With this type of work, Domings rarely sees his office. “There are days where we'll all come in around 9 a.m. and have our editorial meeting, where everyone in the investigative and special projects unit go over what we have going on that day. After that, we scatter and start working on our various projects. There are days where that's the last time I'm in the building because we're out shooting things for the entire day.” Domings and his team travel to a variety of locations for their work. Sometimes the trips they take might even feel like a bit of an adventure. “We've gotten to go on boats in the middle of the ocean with folks who track great white sharks, and we've gone down to Florida and have interviewed people who are involved in major cases here locally… There's no shortage of different projects to work on,” Domings commented.

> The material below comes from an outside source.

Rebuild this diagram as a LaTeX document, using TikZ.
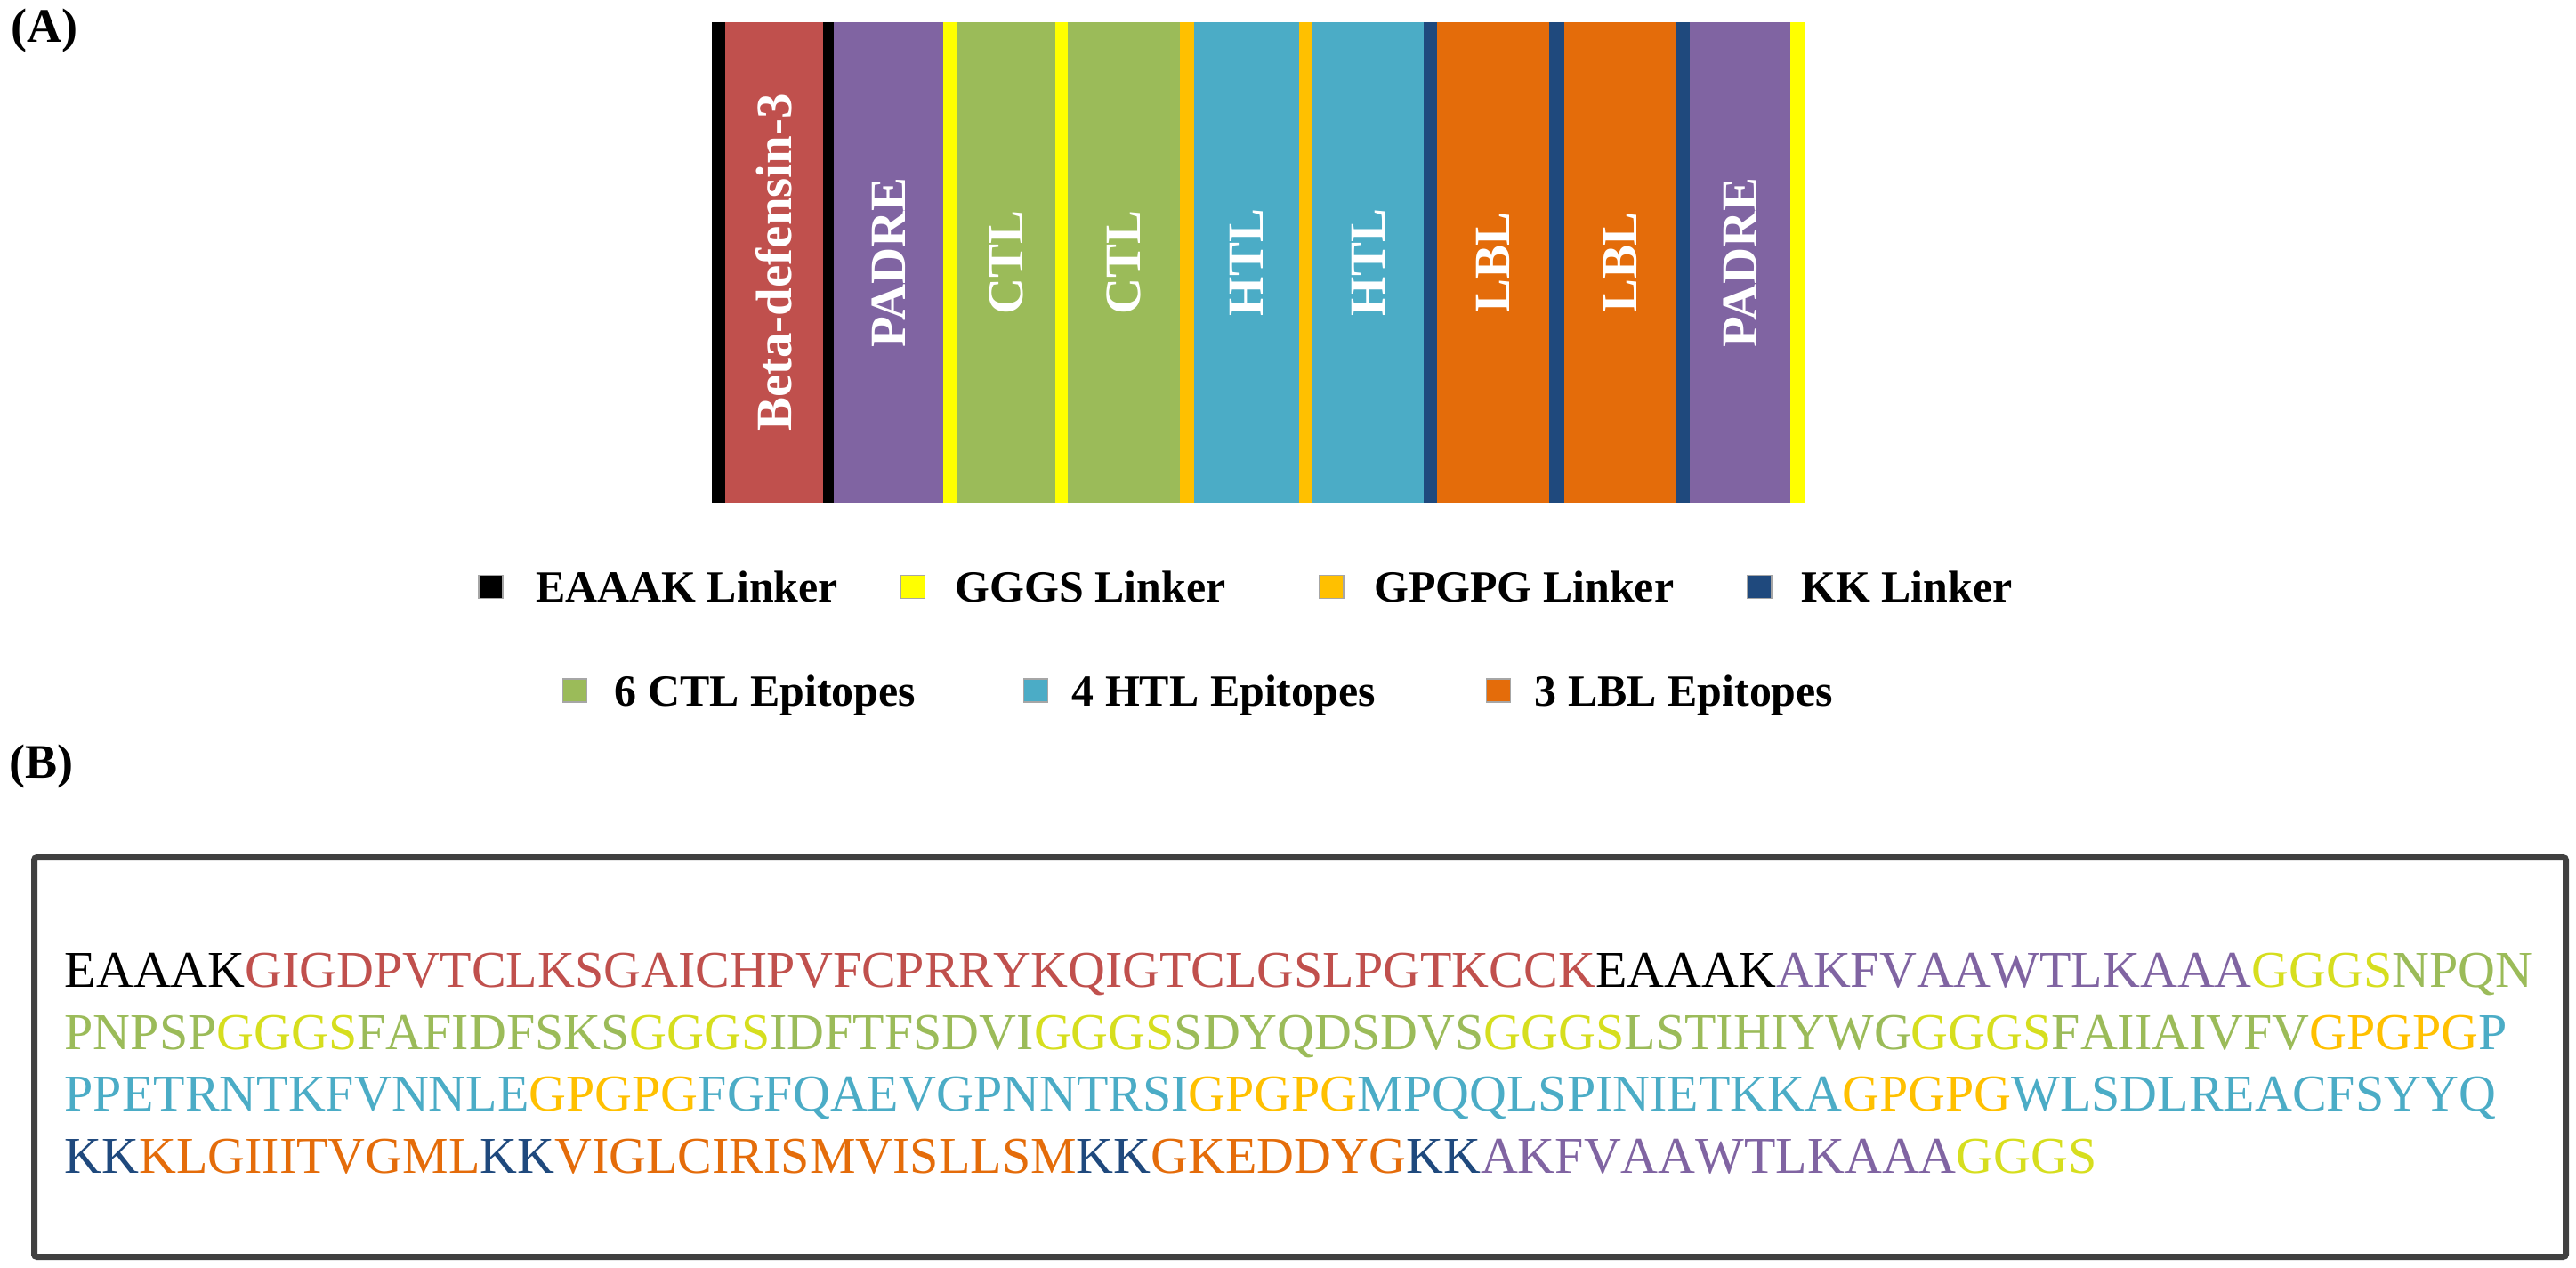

One of Domings's biggest accomplishments has been prompting change to several laws in Providence. He is aware that his work makes a big impact, and it shows when a particular story gets extra attention. “There was a story we did that got quite a bit of attention a few years back on a firefighter who was out on disability who was also a weightlifter in his spare time. We did this long undercover investigation into it to show this guy, who was out of work with an injured shoulder, is in the gym lifting 225 pounds up over his head.” Sensing that this scenario seemed questionable, Domings and his team intervened with their investigative skills. “That case led to an overhaul to the whole disability pension system in Providence. [We] changed the laws because of story,” Domings recalled about the powerful news he and his team produced.

With Domings's investigative work and compelling articles enact positive change, and he couldn't be more proud of the results. “That's the best part of it to me, you can see the impacts of your work and it really does bring about change,” Domings stated.